List of computer software and code writing skills. Could be organized in columns by software type or skill type.

Employment History

Company name (most recent)

City, State

Month/Year – Month/Year

Position title – describe main duties (or let this be the first bullet).

  • Briefly describe the size of the facility and main products, etc.
  • Briefly describe a project or activity you worked on.
  • Utilize key action words like cross-functional team, project management approach, business forecasting, process improvement, etc.
  • Have several interesting things to talk about in the interview (potentially bring a written project report or activity summary).
  • Include 4–6 bullets in total for each position.

Other company name

City, State

Month/Year – Month/Year

Position title – describe main duties (or let this be the first bullet).

  • Provide the same types of content listed above.

Professional Associations

List any student professional associations (like IISE) and any officer positions. Also list any professional conferences attended or any papers presented.

Hobbies & Interests

Not always necessary. If used, list a few of your hobbies and interests to serve as an icebreaker (or help make a connection with the interviewer).

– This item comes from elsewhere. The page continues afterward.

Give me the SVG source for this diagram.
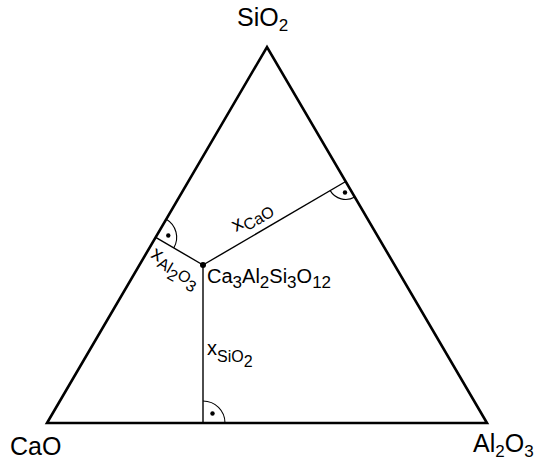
<svg xmlns="http://www.w3.org/2000/svg" width="542" height="461" viewBox="0 0 542 461">
<style>
text{font-family:"Liberation Sans",Arial,sans-serif;fill:#000}
.v{font-size:25px}
.vs{font-size:17px}
.c{font-size:20px}
.cs{font-size:17px}
.x{font-size:20px}
.xs{font-size:16px}
.edge{fill:none;stroke:#000;stroke-width:2.6;stroke-linejoin:miter}
.conn{fill:none;stroke:#000;stroke-width:1.4}
.arc{fill:none;stroke:#000;stroke-width:1.1}
</style>
<rect width="542" height="461" fill="#fff"/>
<g id="triangle">
<polygon class="edge" points="47,423 487,423 267,47"/>
</g>
<g id="connectors">
<line class="conn" x1="203" y1="265" x2="203" y2="423"/>
<line class="conn" x1="203" y1="265" x2="155.7" y2="237.3"/>
<line class="conn" x1="203" y1="265" x2="345.7" y2="181.5"/>
<path class="arc" d="M203,401 A22,22 0 0 1 225,423"/>
<circle cx="212.5" cy="413.5" r="2.2"/>
<path class="arc" d="M166.3,219.2 A21,21 0 0 1 173.8,247.9"/>
<circle cx="168.3" cy="235.5" r="2.2"/>
<path class="arc" d="M354.8,197.0 A18,18 0 0 1 330.2,190.6"/>
<circle cx="345" cy="192.5" r="2.2"/>
<text class="x" transform="translate(236,232) rotate(-30)">x<tspan class="xs" dy="5">CaO</tspan></text>
<text class="x" transform="translate(150,257) rotate(30)">x<tspan class="xs" dy="5">Al</tspan><tspan class="xs" dy="5">2</tspan><tspan class="xs" dy="-5">O</tspan><tspan class="xs" dy="5">3</tspan></text>
<text class="x" x="207" y="355">x<tspan class="xs" dy="7">SiO</tspan><tspan class="xs" dy="5">2</tspan></text>
</g>
<g id="node-SiO2">
<text class="v" x="237" y="26">SiO<tspan class="vs" dy="5">2</tspan></text>
</g>
<g id="node-CaO">
<text class="v" x="10" y="455">CaO</text>
</g>
<g id="node-Al2O3">
<text class="v" x="473" y="452">Al<tspan class="vs" dy="5">2</tspan><tspan dy="-5">O</tspan><tspan class="vs" dy="5">3</tspan></text>
</g>
<g id="node-Ca3Al2Si3O12">
<circle cx="203" cy="265" r="3"/>
<text class="c" x="207" y="283">Ca<tspan class="cs" dy="5">3</tspan><tspan dy="-5">Al</tspan><tspan class="cs" dy="5">2</tspan><tspan dy="-5">Si</tspan><tspan class="cs" dy="5">3</tspan><tspan dy="-5">O</tspan><tspan class="cs" dy="5">12</tspan></text>
</g>
</svg>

[References will be furnished upon request.]

If you add the statement above, have 3–4 references already typed up on a separate sheet, ready to send out (by mail or e-mail). Check with all the listed references to get their permission and current e-mail addresses, companies, and titles. If a reference is working at a different company now than when you knew him or her, state how you knew the person and what company he or she was at when you met.